Two exact algorithms for the traveling umpire problem

• Formulated the TUP into two mixed integer programming models.
• Proposed two exact algorithms to solve the problem.
• Our models yielded stronger lower bounds than the previous in the literature.
• One algorithm solved two instances with 14 teams to optimal for the first time.
• New lower bounds and optimal solutions served as reference for future researchers.
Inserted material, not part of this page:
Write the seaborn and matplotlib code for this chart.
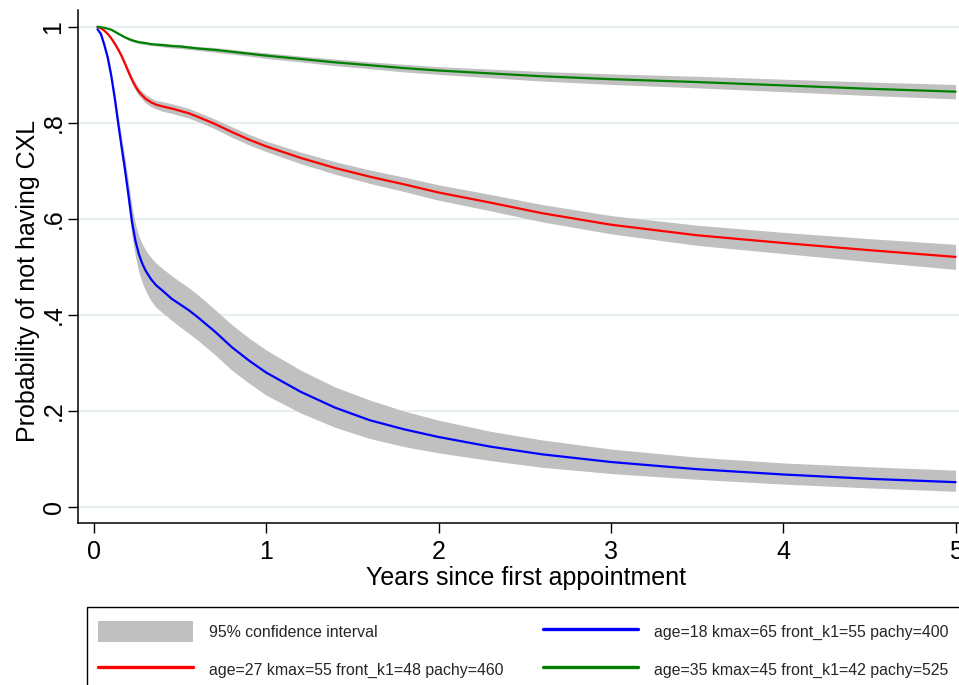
import matplotlib.pyplot as plt
import numpy as np
import pandas as pd
import seaborn as sns
from matplotlib.lines import Line2D
from matplotlib.patches import Patch, Rectangle

# years since first appointment
years = [0.02, 0.04, 0.06, 0.08, 0.10, 0.12, 0.14, 0.16, 0.18, 0.20, 0.22, 0.24,
         0.26, 0.28, 0.30, 0.33, 0.36, 0.40, 0.45, 0.50, 0.55, 0.60, 0.70, 0.80,
         0.90, 1.0, 1.2, 1.4, 1.6, 1.8, 2.0, 2.3, 2.6, 3.0, 3.5, 4.0, 4.5, 5.0]

# age=18 profile
prob_18 = [0.995, 0.985, 0.962, 0.935, 0.898, 0.852, 0.800, 0.750, 0.702, 0.650,
           0.595, 0.555, 0.527, 0.507, 0.492, 0.475, 0.462, 0.450, 0.434, 0.422,
           0.410, 0.396, 0.366, 0.333, 0.305, 0.280, 0.240, 0.207, 0.181, 0.162,
           0.146, 0.126, 0.110, 0.094, 0.079, 0.068, 0.059, 0.052]
hi_18 = [0.997, 0.989, 0.968, 0.943, 0.908, 0.865, 0.816, 0.769, 0.725, 0.677,
         0.626, 0.590, 0.565, 0.548, 0.535, 0.520, 0.508, 0.496, 0.482, 0.469,
         0.457, 0.443, 0.412, 0.380, 0.352, 0.327, 0.285, 0.250, 0.223, 0.200,
         0.181, 0.158, 0.140, 0.121, 0.104, 0.092, 0.084, 0.077]
lo_18 = [0.993, 0.981, 0.955, 0.926, 0.887, 0.838, 0.783, 0.730, 0.678, 0.622,
         0.565, 0.522, 0.490, 0.467, 0.450, 0.430, 0.416, 0.404, 0.389, 0.375,
         0.362, 0.348, 0.318, 0.285, 0.258, 0.233, 0.196, 0.166, 0.143, 0.126,
         0.113, 0.097, 0.083, 0.070, 0.058, 0.048, 0.040, 0.033]

# age=27 profile
prob_27 = [1.000, 0.997, 0.992, 0.985, 0.976, 0.965, 0.953, 0.939, 0.923, 0.906,
           0.890, 0.876, 0.865, 0.857, 0.850, 0.843, 0.838, 0.834, 0.830, 0.825,
           0.820, 0.813, 0.798, 0.781, 0.765, 0.751, 0.727, 0.706, 0.688, 0.672,
           0.655, 0.634, 0.612, 0.588, 0.566, 0.550, 0.535, 0.521]
half_27 = [0.001, 0.001, 0.002, 0.002, 0.003, 0.004, 0.005, 0.005, 0.006, 0.007,
           0.007, 0.008, 0.008, 0.008, 0.009, 0.009, 0.009, 0.010, 0.010, 0.010,
           0.010, 0.010, 0.010, 0.011, 0.011, 0.011, 0.012, 0.013, 0.014, 0.015,
           0.016, 0.017, 0.018, 0.019, 0.021, 0.022, 0.024, 0.026]

# age=35 profile
prob_35 = [1.000, 0.999, 0.998, 0.996, 0.994, 0.990, 0.986, 0.982, 0.978, 0.975,
           0.972, 0.970, 0.968, 0.967, 0.966, 0.964, 0.963, 0.962, 0.960, 0.959,
           0.957, 0.955, 0.952, 0.948, 0.944, 0.940, 0.933, 0.926, 0.920, 0.914,
           0.909, 0.903, 0.897, 0.891, 0.885, 0.878, 0.871, 0.865]
half_35 = [0.000, 0.001, 0.001, 0.001, 0.001, 0.002, 0.002, 0.002, 0.002, 0.003,
           0.003, 0.003, 0.003, 0.003, 0.003, 0.003, 0.003, 0.004, 0.004, 0.004,
           0.004, 0.004, 0.005, 0.005, 0.005, 0.006, 0.006, 0.007, 0.007, 0.008,
           0.008, 0.009, 0.010, 0.011, 0.012, 0.013, 0.014, 0.015]

labels = ["age=18 kmax=65 front_k1=55 pachy=400",
          "age=27 kmax=55 front_k1=48 pachy=460",
          "age=35 kmax=45 front_k1=42 pachy=525"]
colors = ["#0000ff", "#ff0000", "#008000"]
y_ticks = [0, 0.2, 0.4, 0.6, 0.8, 1.0]
y_tick_labels = ["0", ".2", ".4", ".6", ".8", "1"]
x_ticks = [0, 1, 2, 3, 4, 5]

sns.set_theme(style="white")
plt.rcParams["font.family"] = ["Liberation Sans", "DejaVu Sans"]

df = pd.DataFrame({
    "years": years * 3,
    "prob": prob_18 + prob_27 + prob_35,
    "group": [labels[0]] * len(years) + [labels[1]] * len(years) + [labels[2]] * len(years),
})

fig = plt.figure(figsize=(9.59, 6.85), dpi=100)
ax = fig.add_axes([78 / 959, 1 - 523 / 685, 896 / 959, 513 / 685])

yrs = np.array(years)
ci_color = "#c0c0c0"
ax.fill_between(yrs, lo_18, hi_18, color=ci_color, lw=0, zorder=1)
ax.fill_between(yrs, np.array(prob_27) - np.array(half_27),
                np.array(prob_27) + np.array(half_27), color=ci_color, lw=0, zorder=1)
ax.fill_between(yrs, np.array(prob_35) - np.array(half_35),
                np.array(prob_35) + np.array(half_35), color=ci_color, lw=0, zorder=1)

sns.lineplot(data=df, x="years", y="prob", hue="group", hue_order=labels,
             palette=colors, linewidth=1.6, estimator=None, legend=False, ax=ax, zorder=3)

ax.set_xlim(-0.093, 5.107)
ax.set_ylim(-0.033, 1.035)
ax.set_yticks(y_ticks)
ax.set_yticklabels(y_tick_labels)
ax.set_xticks(x_ticks)
ax.grid(axis="y", color="#e6eff1", linewidth=1.4, zorder=0)
ax.grid(axis="x", visible=False)

for side in ["top", "right"]:
    ax.spines[side].set_visible(False)
for side in ["left", "bottom"]:
    ax.spines[side].set_color("black")
    ax.spines[side].set_linewidth(1.1)

ax.tick_params(axis="both", which="major", direction="out", length=7, width=1,
               color="black", labelsize=18, labelcolor="black", left=True, bottom=True)
ax.tick_params(axis="x", pad=5)
ax.tick_params(axis="y", pad=2)
for lab in ax.get_yticklabels():
    lab.set_rotation(90)
    lab.set_va("center")
    lab.set_ha("right")
    lab.set_rotation_mode("default")

ax.set_xlabel("Years since first appointment", fontsize=18, color="black", labelpad=2)
ax.set_ylabel("Probability of not having CXL", fontsize=18, color="black")
ax.yaxis.set_label_coords(-0.042, 0.472)

handles = [
    Patch(facecolor=ci_color, edgecolor="none", label="95% confidence interval"),
    Line2D([], [], color=colors[1], lw=2.4, label=labels[1]),
    Line2D([], [], color=colors[0], lw=2.4, label=labels[0]),
    Line2D([], [], color=colors[2], lw=2.4, label=labels[2]),
]
fig.legend(handles=handles, ncol=2, loc="upper left",
           bbox_to_anchor=(98 / 959, 1 - 621 / 685), frameon=False, fontsize=11.4,
           handlelength=6, handleheight=1.65, handletextpad=1.0, columnspacing=2.5,
           labelspacing=1.1, borderpad=0, borderaxespad=0)
fig.add_artist(Rectangle((87 / 959, -0.1), (965 - 87) / 959, (1 - 607 / 685) + 0.1,
                         transform=fig.transFigure, fill=False, edgecolor="black", lw=1))

fig.savefig("out.png", dpi=100)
In this paper, we study the traveling umpire problem (TUP), a difficult combinatorial optimization problem that is formulated based on the key issues of Major League Baseball. We introduce an arc-flow model and a set partition model to formulate the problem. Based on these two models, we propose a branch-and-bound algorithm and a branch-and-price-and-cut algorithm. The branch-and-bound algorithm relies on lower bounds provided by a Lagrangian relaxation of the arc-flow model, while the branch-and-price-and-cut algorithm exploits lower bounds from the linear programming relaxation of the set partition model strengthened by a family of valid inequalities. In the branch-and-price-and-cut algorithm, we design an efficient label-setting algorithm to solve the pricing problem, and a branching strategy that combines three different branching rules. The two algorithms are tested on a set of well-known benchmark instances. The two exact algorithms are both able to rapidly solve instances with 10 teams or less, while the branch-and-price-and-cut algorithm can solve two instances with 14 teams. This is the first time that instances with 14 teams have been solved to optimality.